Items from a data source
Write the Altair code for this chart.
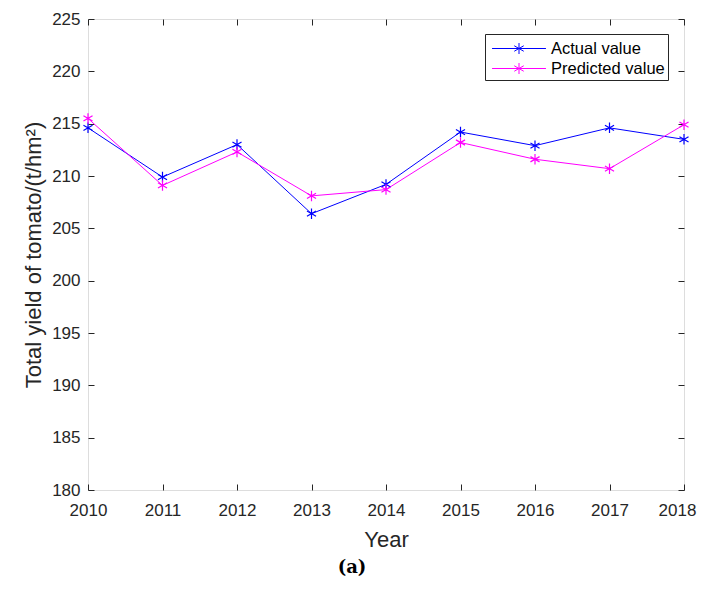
import altair as alt
import pandas as pd

years = [2010, 2011, 2012, 2013, 2014, 2015, 2016, 2017, 2018]
actual = [214.6, 209.9, 213.0, 206.4, 209.2, 214.2, 212.9, 214.6, 213.5]
predicted = [215.5, 209.1, 212.3, 208.1, 208.7, 213.2, 211.6, 210.7, 214.9]
series_names = ["Actual value", "Predicted value"]
series_colors = ["#0000FF", "#FF00FF"]
y_ticks = [180, 185, 190, 195, 200, 205, 210, 215, 220, 225]

rows = []
for name, vals in zip(series_names, [actual, predicted]):
    for yr, v in zip(years, vals):
        rows.append({"Year": yr, "Value": v, "Series": name})
df = pd.DataFrame(rows)

ASTER = "M0,-1L0,1M-0.866,-0.5L0.866,0.5M-0.866,0.5L0.866,-0.5"
LEG = "M-2.45,0H2.45M0,-0.5V0.5M-0.433,-0.25L0.433,0.25M-0.433,0.25L0.433,-0.25"

FONT = "Liberation Sans"
TXT = "#262626"

xscale = alt.Scale(domain=[2010, 2018], nice=False, zero=False)
yscale = alt.Scale(domain=[180, 225], nice=False, zero=False)
cscale = alt.Scale(domain=series_names, range=series_colors)

base = alt.Chart(df)

lines = base.mark_line(strokeWidth=1).encode(
    x=alt.X("Year:Q", scale=xscale,
            axis=alt.Axis(values=years, format="d", title="Year", offset=-6,
                          domain=False, tickSize=6, tickColor=TXT, labelPadding=12,
                          labelFlush=False, labelOverlap=False,
                          labelOffset={"condition": {"test": "datum.value == 2018", "value": -7},
                                       "value": 0},
                          labelFont=FONT, labelFontSize=17, labelColor=TXT,
                          titleFont=FONT, titleFontSize=22, titleFontWeight="normal",
                          titleColor=TXT, titlePadding=11, grid=False)),
    y=alt.Y("Value:Q", scale=yscale,
            axis=alt.Axis(values=y_ticks, title="Total yield of tomato/(t/hm²)", offset=-6,
                          domain=False, tickSize=6, tickColor=TXT, labelPadding=8,
                          labelFlush=False, labelOverlap=False,
                          labelFont=FONT, labelFontSize=17, labelColor=TXT,
                          titleFont=FONT, titleFontSize=22, titleFontWeight="normal",
                          titleColor=TXT, titlePadding=6, grid=False)),
    color=alt.Color("Series:N", scale=cscale,
                    legend=alt.Legend(title=None, orient="none", legendX=397, legendY=15,
                                      symbolType=LEG, symbolSize=484, symbolStrokeWidth=1,
                                      symbolOffset=19.5,
                                      labelFont=FONT, labelFontSize=16.5, labelColor="#000000",
                                      labelOffset=20.5, rowPadding=0, padding=3,
                                      strokeColor="#262626", fillColor="#ffffff")),
    detail="Series:N",
)

points = base.mark_point(shape=ASTER, filled=False, size=110, strokeWidth=1.2, opacity=1).encode(
    x=alt.X("Year:Q", scale=xscale, axis=None),
    y=alt.Y("Value:Q", scale=yscale, axis=None),
    color=alt.Color("Series:N", scale=cscale),
)

frame = base.mark_point(opacity=0).encode(
    x=alt.X("Year:Q", scale=xscale,
            axis=alt.Axis(orient="top", values=years, labels=False, title=None, offset=-6,
                          domain=False, tickSize=6, tickColor=TXT, grid=False)),
    y=alt.Y("Value:Q", scale=yscale,
            axis=alt.Axis(orient="right", values=y_ticks, labels=False, title=None, offset=-6,
                          domain=False, tickSize=6, tickColor=TXT, grid=False)),
)

chart = alt.layer(lines, points, frame).resolve_axis(x="independent", y="independent").properties(
    width=596, height=471,
    padding={"left": 80, "top": 11, "right": 13, "bottom": 88},
    autosize=alt.AutoSizeParams(type="none"),
    title=alt.TitleParams(text="(a)", orient="bottom", anchor="middle", dx=-34, offset=9,
                          font="DejaVu Serif", fontSize=18, fontWeight="bold", color="#000000"),
).configure_view(stroke=TXT, strokeWidth=1).configure(background="white")

chart.save("out.html", embed_options={"renderer": "svg", "actions": False})
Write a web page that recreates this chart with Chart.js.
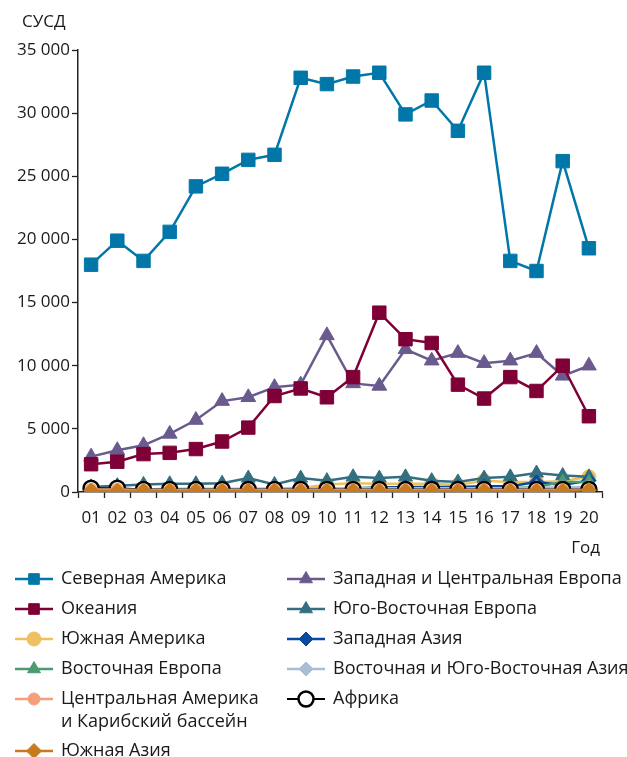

Directions for this task
Print the data above verbatim from the first line through the line holding "base = alt.Chart(df)", leaving every picture out.

Answer to the exercise
Write the Altair code for this chart.
import altair as alt
import pandas as pd

years = [2010, 2011, 2012, 2013, 2014, 2015, 2016, 2017, 2018]
actual = [214.6, 209.9, 213.0, 206.4, 209.2, 214.2, 212.9, 214.6, 213.5]
predicted = [215.5, 209.1, 212.3, 208.1, 208.7, 213.2, 211.6, 210.7, 214.9]
series_names = ["Actual value", "Predicted value"]
series_colors = ["#0000FF", "#FF00FF"]
y_ticks = [180, 185, 190, 195, 200, 205, 210, 215, 220, 225]

rows = []
for name, vals in zip(series_names, [actual, predicted]):
    for yr, v in zip(years, vals):
        rows.append({"Year": yr, "Value": v, "Series": name})
df = pd.DataFrame(rows)

ASTER = "M0,-1L0,1M-0.866,-0.5L0.866,0.5M-0.866,0.5L0.866,-0.5"
LEG = "M-2.45,0H2.45M0,-0.5V0.5M-0.433,-0.25L0.433,0.25M-0.433,0.25L0.433,-0.25"

FONT = "Liberation Sans"
TXT = "#262626"

xscale = alt.Scale(domain=[2010, 2018], nice=False, zero=False)
yscale = alt.Scale(domain=[180, 225], nice=False, zero=False)
cscale = alt.Scale(domain=series_names, range=series_colors)

base = alt.Chart(df)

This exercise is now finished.